## Begin PROVIDED DATA

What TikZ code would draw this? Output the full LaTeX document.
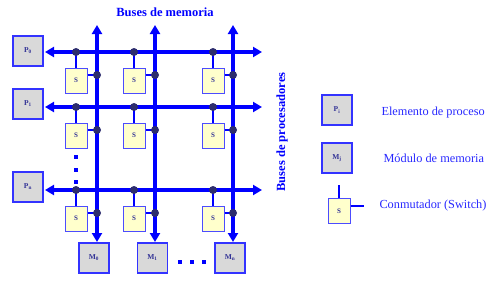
\documentclass[tikz,border=0pt]{standalone}
\usepackage{fontspec}
\setmainfont{Liberation Serif}
\usetikzlibrary{arrows.meta}
\definecolor{busblue}{RGB}{0,0,255}
\definecolor{dotnavy}{RGB}{45,45,110}
\definecolor{labnavy}{RGB}{50,50,150}
\definecolor{sfill}{RGB}{255,255,204}
\definecolor{pfill}{RGB}{217,217,217}
\definecolor{txtblue}{RGB}{40,40,255}
\tikzset{
  bus/.style={line width=3.8pt,busblue,{Triangle[length=9pt,width=10pt]}-{Triangle[length=9pt,width=10pt]}},
  conn/.style={line width=2.8pt,busblue},
  sbox/.style={draw=busblue!70,line width=1pt,fill=sfill,minimum width=22pt,minimum height=25pt,inner sep=0pt,font=\fontsize{7}{8}\selectfont\bfseries,text=labnavy},
  pbox/.style={draw=busblue!80,line width=1.2pt,fill=pfill,minimum width=30pt,minimum height=30pt,inner sep=0pt,font=\fontsize{7.5}{8}\selectfont\bfseries,text=labnavy},
  jdot/.style={circle,fill=dotnavy,inner sep=0pt,minimum size=8pt},
  edot/.style={rectangle,fill=busblue,inner sep=0pt,minimum size=4pt},
  title/.style={font=\fontsize{12.5}{14}\selectfont\bfseries,text=busblue},
  legend/.style={font=\fontsize{12.3}{14}\selectfont,text=txtblue,anchor=west}
}
\begin{document}
\begin{tikzpicture}[x=1pt,y=-1pt]
\useasboundingbox (0,0) rectangle (494,281);
% titles
\node[title] (tm) at (165,12) {Buses de memoria};
\node[title,rotate=90] (tp) at (282,132) {Buses de procesadores};
% processor boxes
\node[pbox] (p0) at (28,51) {P$_{\mathbf 0}$};
\node[pbox] (p1) at (28,104) {P$_{\mathbf 1}$};
\node[pbox] (pn) at (28,187) {P$_{\mathbf n}$};
% memory boxes
\node[pbox] (m0) at (94,258) {M$_{\mathbf 0}$};
\node[pbox] (m1) at (152.5,258) {M$_{\mathbf 1}$};
\node[pbox] (mn) at (230,258) {M$_{\mathbf n}$};
% bus end coordinates
\coordinate (h0r) at (262,52);
\coordinate (h1r) at (262,107);
\coordinate (hnr) at (262,190);
\coordinate (v0t) at (97,25);
\coordinate (v1t) at (155,25);
\coordinate (vnt) at (233,25);
\coordinate (h0l) at (45,52);
\coordinate (h1l) at (45,107);
\coordinate (hnl) at (45,190);
\coordinate (v0b) at (97,242);
\coordinate (v1b) at (155,242);
\coordinate (vnb) at (233,242);
% buses
\draw[bus] (h0l) -- (h0r);
\draw[bus] (h1l) -- (h1r);
\draw[bus] (hnl) -- (hnr);
\draw[bus] (v0t) -- (v0b);
\draw[bus] (v1t) -- (v1b);
\draw[bus] (vnt) -- (vnb);
% switches
\foreach \r/\by in {0/52,1/107,n/190}{
  \foreach \c/\bx/\sx in {0/97/76,1/155/134,n/233/213}{
    \coordinate (jc\r\c) at (\bx,\by+23);
    \node[sbox] (s\r\c) at (\sx,\by+28.5) {S};
    \coordinate (ja\r\c) at (\sx,\by);
    \draw[conn] (ja\r\c) -- (s\r\c.north);
    \draw[conn] (s\r\c.east |- jc\r\c) -- (jc\r\c);
    \node[jdot] (jd\r\c) at (ja\r\c) {};
    \node[jdot] (jb\r\c) at (jc\r\c) {};
  }
}
% ellipsis dots
\node[edot] (d1) at (76,157) {};
\node[edot] (d2) at (76,170) {};
\node[edot] (d3) at (76,182) {};
\node[edot] (e1) at (180,262) {};
\node[edot] (e2) at (192,262) {};
\node[edot] (e3) at (204,262) {};
% legend
\node[pbox] (lp) at (337,110) {P$_{\mathbf i}$};
\node[legend] (lpt) at (378,113) {Elemento de proceso};
\node[pbox] (lm) at (337,158) {M$_{\mathbf j}$};
\node[legend] (lmt) at (380,158) {Módulo de memoria};
\node[sbox] (ls) at (339,211) {S};
\coordinate (lst) at (339,185);
\coordinate (lsr) at (364,206);
\draw[conn] (lst) -- (ls.north);
\draw[conn] (ls.east |- lsr) -- (lsr);
\node[legend] (lst2) at (376,206) {Conmutador (Switch)};
\end{tikzpicture}
\end{document}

## End PROVIDED DATA

Reproduce the material in full, word for word, and omit the pictures.

What TikZ code would draw this? Output the full LaTeX document.
\documentclass[tikz,border=0pt]{standalone}
\usepackage{fontspec}
\setmainfont{Liberation Serif}
\usetikzlibrary{arrows.meta}
\definecolor{busblue}{RGB}{0,0,255}
\definecolor{dotnavy}{RGB}{45,45,110}
\definecolor{labnavy}{RGB}{50,50,150}
\definecolor{sfill}{RGB}{255,255,204}
\definecolor{pfill}{RGB}{217,217,217}
\definecolor{txtblue}{RGB}{40,40,255}
\tikzset{
  bus/.style={line width=3.8pt,busblue,{Triangle[length=9pt,width=10pt]}-{Triangle[length=9pt,width=10pt]}},
  conn/.style={line width=2.8pt,busblue},
  sbox/.style={draw=busblue!70,line width=1pt,fill=sfill,minimum width=22pt,minimum height=25pt,inner sep=0pt,font=\fontsize{7}{8}\selectfont\bfseries,text=labnavy},
  pbox/.style={draw=busblue!80,line width=1.2pt,fill=pfill,minimum width=30pt,minimum height=30pt,inner sep=0pt,font=\fontsize{7.5}{8}\selectfont\bfseries,text=labnavy},
  jdot/.style={circle,fill=dotnavy,inner sep=0pt,minimum size=8pt},
  edot/.style={rectangle,fill=busblue,inner sep=0pt,minimum size=4pt},
  title/.style={font=\fontsize{12.5}{14}\selectfont\bfseries,text=busblue},
  legend/.style={font=\fontsize{12.3}{14}\selectfont,text=txtblue,anchor=west}
}
\begin{document}
\begin{tikzpicture}[x=1pt,y=-1pt]
\useasboundingbox (0,0) rectangle (494,281);
% titles
\node[title] (tm) at (165,12) {Buses de memoria};
\node[title,rotate=90] (tp) at (282,132) {Buses de procesadores};
% processor boxes
\node[pbox] (p0) at (28,51) {P$_{\mathbf 0}$};
\node[pbox] (p1) at (28,104) {P$_{\mathbf 1}$};
\node[pbox] (pn) at (28,187) {P$_{\mathbf n}$};
% memory boxes
\node[pbox] (m0) at (94,258) {M$_{\mathbf 0}$};
\node[pbox] (m1) at (152.5,258) {M$_{\mathbf 1}$};
\node[pbox] (mn) at (230,258) {M$_{\mathbf n}$};
% bus end coordinates
\coordinate (h0r) at (262,52);
\coordinate (h1r) at (262,107);
\coordinate (hnr) at (262,190);
\coordinate (v0t) at (97,25);
\coordinate (v1t) at (155,25);
\coordinate (vnt) at (233,25);
\coordinate (h0l) at (45,52);
\coordinate (h1l) at (45,107);
\coordinate (hnl) at (45,190);
\coordinate (v0b) at (97,242);
\coordinate (v1b) at (155,242);
\coordinate (vnb) at (233,242);
% buses
\draw[bus] (h0l) -- (h0r);
\draw[bus] (h1l) -- (h1r);
\draw[bus] (hnl) -- (hnr);
\draw[bus] (v0t) -- (v0b);
\draw[bus] (v1t) -- (v1b);
\draw[bus] (vnt) -- (vnb);
% switches
\foreach \r/\by in {0/52,1/107,n/190}{
  \foreach \c/\bx/\sx in {0/97/76,1/155/134,n/233/213}{
    \coordinate (jc\r\c) at (\bx,\by+23);
    \node[sbox] (s\r\c) at (\sx,\by+28.5) {S};
    \coordinate (ja\r\c) at (\sx,\by);
    \draw[conn] (ja\r\c) -- (s\r\c.north);
    \draw[conn] (s\r\c.east |- jc\r\c) -- (jc\r\c);
    \node[jdot] (jd\r\c) at (ja\r\c) {};
    \node[jdot] (jb\r\c) at (jc\r\c) {};
  }
}
% ellipsis dots
\node[edot] (d1) at (76,157) {};
\node[edot] (d2) at (76,170) {};
\node[edot] (d3) at (76,182) {};
\node[edot] (e1) at (180,262) {};
\node[edot] (e2) at (192,262) {};
\node[edot] (e3) at (204,262) {};
% legend
\node[pbox] (lp) at (337,110) {P$_{\mathbf i}$};
\node[legend] (lpt) at (378,113) {Elemento de proceso};
\node[pbox] (lm) at (337,158) {M$_{\mathbf j}$};
\node[legend] (lmt) at (380,158) {Módulo de memoria};
\node[sbox] (ls) at (339,211) {S};
\coordinate (lst) at (339,185);
\coordinate (lsr) at (364,206);
\draw[conn] (lst) -- (ls.north);
\draw[conn] (ls.east |- lsr) -- (lsr);
\node[legend] (lst2) at (376,206) {Conmutador (Switch)};
\end{tikzpicture}
\end{document}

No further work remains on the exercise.